A move to privatise the Land Registry has been shelved by the government.
The department, which was created in 1862, holds more than 24 million titles showing evidence of ownership covering more than 83% of the UK’s land mass.
The policy – revealed in the Queen’s Speech in May – was due to be included in the Neighbourhood Planning and Infrastructure Bill put to parliament on Wednesday evening.
However, details of the plans were omitted from the Bill, indicating the proposal has been dropped.
Having launched, the government will run a consultation on implementation of the provisions of the Bill until midnight on 19 October.
The Bill was introduced in the Queen’s Speech in May, with government briefing notes suggesting the legislation would “enable the privatisation of Land Registry, which would support the delivery of a modern, digitally-based land registration service that will benefit the Land Registry’s customers, such as people buying or selling their home.”
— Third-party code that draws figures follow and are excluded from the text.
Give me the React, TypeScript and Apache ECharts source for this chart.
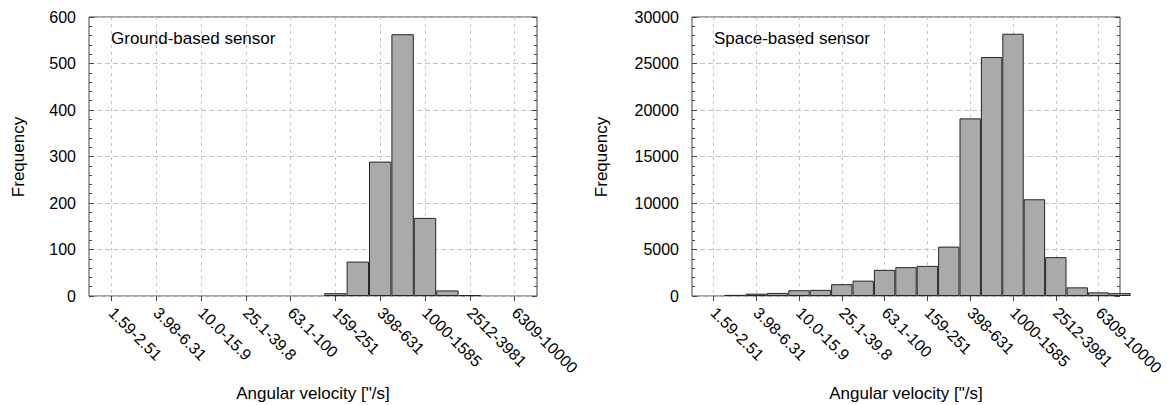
import React, { useEffect, useRef } from "react";
import * as echarts from "echarts";

// Bins of angular velocity ["/s], 0.2 decade wide; first and last bins sit at the plot edges
const binLabels = [
  "1.00-1.59", "1.59-2.51", "2.51-3.98", "3.98-6.31", "6.31-10.0", "10.0-15.9",
  "15.9-25.1", "25.1-39.8", "39.8-63.1", "63.1-100", "100-159", "159-251",
  "251-398", "398-631", "631-1000", "1000-1585", "1585-2512", "2512-3981",
  "3981-6309", "6309-10000", "10000-15849",
];
const groundCounts = [0, 0, 0, 0, 0, 0, 0, 0, 0, 0, 0, 6, 74, 289, 563, 168, 12, 2, 0, 0, 0];
const spaceCounts = [0, 0, 120, 250, 330, 620, 660, 1270, 1650, 2810, 3100, 3240, 5310, 19100, 25700, 28200, 10400, 4180, 930, 390, 310];

const groundTitle = "Ground-based sensor";
const spaceTitle = "Space-based sensor";
const xTitle = "Angular velocity [\"/s]";
const yTitle = "Frequency";

const FONT = "'Liberation Sans', Arial, sans-serif";
const BORDER = "#444444";
const GRIDC = "#c4c4c4";

const G0 = { left: 89, top: 17, width: 448, height: 279 };
const G1 = { left: 692, top: 17, width: 428, height: 279 };

const showOdd = (i: number) => i % 2 === 1;

function xAxisFor(gridIndex: number) {
  return {
    type: "category",
    gridIndex,
    data: binLabels,
    boundaryGap: false,
    axisLine: { show: false },
    axisTick: { show: true, inside: false, length: 5, interval: showOdd, lineStyle: { color: BORDER } },
    axisLabel: {
      interval: showOdd,
      rotate: -45,
      margin: 14,
      fontSize: 16,
      fontFamily: FONT,
      color: "#000",
    },
    splitLine: { show: true, interval: showOdd, lineStyle: { color: GRIDC, type: [3, 4], width: 1 } },
  };
}

function yAxesFor(gridIndex: number, max: number, interval: number) {
  const common = {
    type: "value",
    gridIndex,
    min: 0,
    max,
    interval,
    axisLine: { show: false },
    axisTick: { show: true, inside: true, length: 5, lineStyle: { color: BORDER } },
    minorTick: { show: true, splitNumber: 5, length: 3, lineStyle: { color: BORDER } },
  };
  return [
    {
      ...common,
      position: "left",
      axisLabel: {
        margin: 13,
        fontSize: 16,
        fontFamily: FONT,
        color: "#000",
        formatter: (v: number) => String(v),
      },
      splitLine: { show: true, lineStyle: { color: GRIDC, type: [5, 3], width: 1 } },
    },
    {
      ...common,
      position: "right",
      axisLabel: { show: false },
      splitLine: { show: false },
    },
  ];
}

function barSeries(xAxisIndex: number, yAxisIndex: number, values: number[]) {
  return {
    type: "bar",
    xAxisIndex,
    yAxisIndex,
    data: values.map((v) => (v === 0 ? "-" : v)),
    barWidth: "100%",
    barCategoryGap: "0%",
    clip: true,
    itemStyle: { color: "#aaaaaa", borderColor: "#262626", borderWidth: 1 },
    emphasis: { disabled: true },
  };
}

function textEl(text: string, x: number, y: number, align: string, rotation = 0) {
  return {
    type: "text",
    x,
    y,
    rotation,
    style: {
      text,
      fontSize: 17,
      fontFamily: FONT,
      fill: "#000",
      align,
      verticalAlign: "middle",
    },
  };
}

export default function App() {
  const ref = useRef<HTMLDivElement>(null);
  useEffect(() => {
    if (!ref.current) return;
    const chart = echarts.init(ref.current, undefined, { renderer: "svg" });
    chart.setOption({
      animation: false,
      backgroundColor: "#ffffff",
      grid: [
        { ...G0, show: true, borderColor: BORDER, borderWidth: 1, backgroundColor: "transparent", containLabel: false },
        { ...G1, show: true, borderColor: BORDER, borderWidth: 1, backgroundColor: "transparent", containLabel: false },
      ],
      xAxis: [xAxisFor(0), xAxisFor(1)],
      yAxis: [...yAxesFor(0, 600, 100), ...yAxesFor(1, 30000, 5000)],
      series: [barSeries(0, 0, groundCounts), barSeries(1, 2, spaceCounts)],
      graphic: [
        textEl(groundTitle, 111, 38, "left"),
        textEl(spaceTitle, 714, 38, "left"),
        textEl(yTitle, 18.5, 157, "center", Math.PI / 2),
        textEl(yTitle, 601, 157, "center", Math.PI / 2),
        textEl(xTitle, G0.left + G0.width / 2, 393.5, "center"),
        textEl(xTitle, G1.left + G1.width / 2, 393.5, "center"),
      ],
    });
    return () => chart.dispose();
  }, []);
  return (
    <div
      ref={ref}
      style={{ position: "absolute", left: 0, top: 0, width: 1167, height: 405, background: "#fff" }}
    />
  );
}
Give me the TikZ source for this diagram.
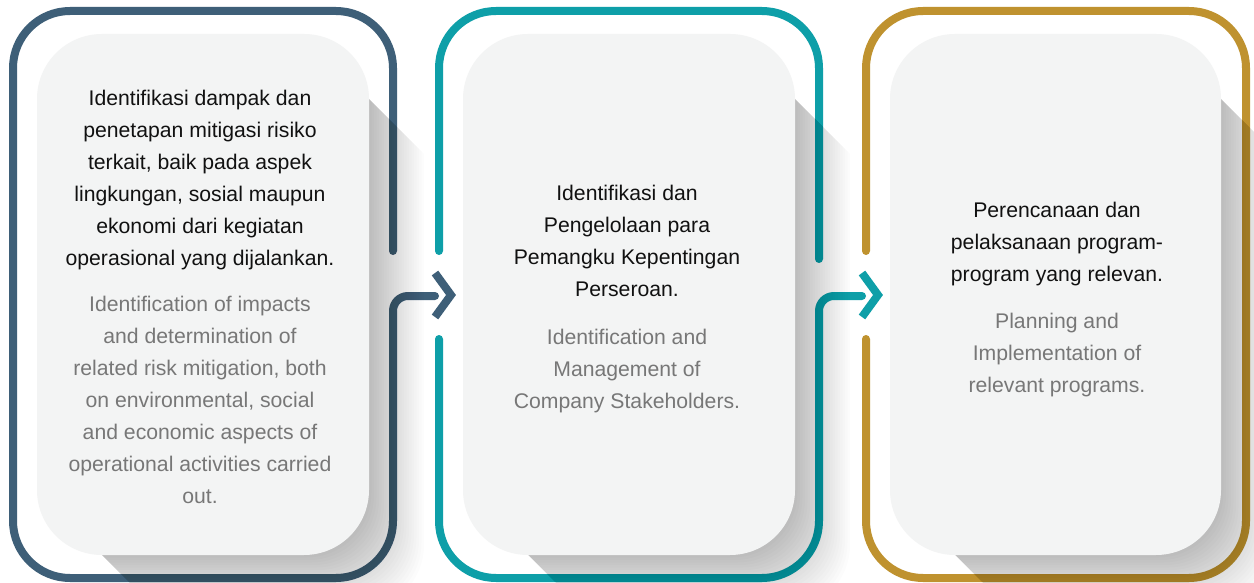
\documentclass[tikz,border=0pt]{standalone}
\usepackage{fontspec}
\setmainfont{Liberation Sans}
\definecolor{slate}{HTML}{3E5F78}
\definecolor{tealc}{HTML}{0E9FA8}
\definecolor{goldc}{HTML}{BF922F}
\definecolor{boxfill}{HTML}{F3F4F4}
\definecolor{idtext}{HTML}{111111}
\definecolor{entext}{HTML}{777777}
\newcommand\longshadow[4]{%
  \foreach \k in {1,...,22}{%
    \pgfmathsetmacro\L{2.5*\k}%
    \fill[black, fill opacity=0.012] (#3,#2+65) -- (#3+\L,#2+65+\L) -- (#3+\L,#4-65+\L)
      arc[start angle=0,end angle=90,radius=65] -- (#1+65+\L,#4+\L) -- (#1+65,#4) -- cycle;
  }}
\begin{document}
\begin{tikzpicture}[x=1pt,y=-1pt,
  frame/.style={line width=8pt, line cap=round, line join=round, rounded corners=57pt},
  chev/.style={line width=8pt, line cap=butt, line join=miter},
  innerbox/.style={fill=boxfill, rounded corners=65pt},
  idt/.style={text=idtext, align=center, font=\fontsize{21.2}{32}\selectfont, inner sep=0pt},
  ent/.style={text=entext, align=center, font=\fontsize{21.2}{32}\selectfont, inner sep=0pt}]
\useasboundingbox[fill=white] (0,0) rectangle (1254,583);
% frames
\draw[frame, slate] (393,251) -- (393,11) -- (13,11) -- (13,578) -- (393,578) -- (393,400)
  [rounded corners=15pt] -- (393,296) -- (435,296);
\draw[frame, tealc] (439,251) -- (439,11) -- (819,11) -- (819,259);
\draw[frame, tealc] (439,339) -- (439,578) -- (819,578) -- (819,400)
  [rounded corners=15pt] -- (819,296) -- (862,296);
\draw[frame, goldc] (866,251) -- (866,11) -- (1246,11) -- (1246,578) -- (866,578) -- (866,339);
% chevrons
\draw[chev, slate] (435,273) -- (451,295) -- (435,317);
\draw[chev, tealc] (862,273) -- (878,295) -- (862,317);
% shadows
\longshadow{37}{34}{369}{555}
\longshadow{463}{34}{795}{555}
\longshadow{890}{34}{1221}{555}
% inner boxes
\fill[innerbox] (37,34) rectangle (369,555);
\fill[innerbox] (463,34) rectangle (795,555);
\fill[innerbox] (890,34) rectangle (1221,555);
% texts
\node[idt] (id1) at (200,180) {Identifikasi dampak dan\\penetapan mitigasi risiko\\terkait, baik pada aspek\\lingkungan, sosial maupun\\ekonomi dari kegiatan\\operasional yang dijalankan.};
\node[ent] (en1) at (200,400) {Identification of impacts\\and determination of\\related risk mitigation, both\\on environmental, social\\and economic aspects of\\operational activities carried\\out.};
\node[idt] (id2) at (627,241) {Identifikasi dan\\Pengelolaan para\\Pemangku Kepentingan\\Perseroan.};
\node[ent] (en2) at (627,371) {Identification and\\Management of\\Company Stakeholders.};
\node[idt] (id3) at (1057,244) {Perencanaan dan\\pelaksanaan program-\\program yang relevan.};
\node[ent] (en3) at (1057,355) {Planning and\\Implementation of\\relevant programs.};
\end{tikzpicture}
\end{document}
The sell-off was conceived as part of a £5bn programme of efficiency savings established by the Treasury under George Osborne.
While the registry is part of the Department for Business, Energy and Industrial Strategy, it is self-financing.
A government source said: “No decision has been taken on the future of the Land Registry.
“A consultation on the Land Registry’s future closed in May and we are carefully considering our response. It is only right that new ministers take time to look at all their options before making a decision.”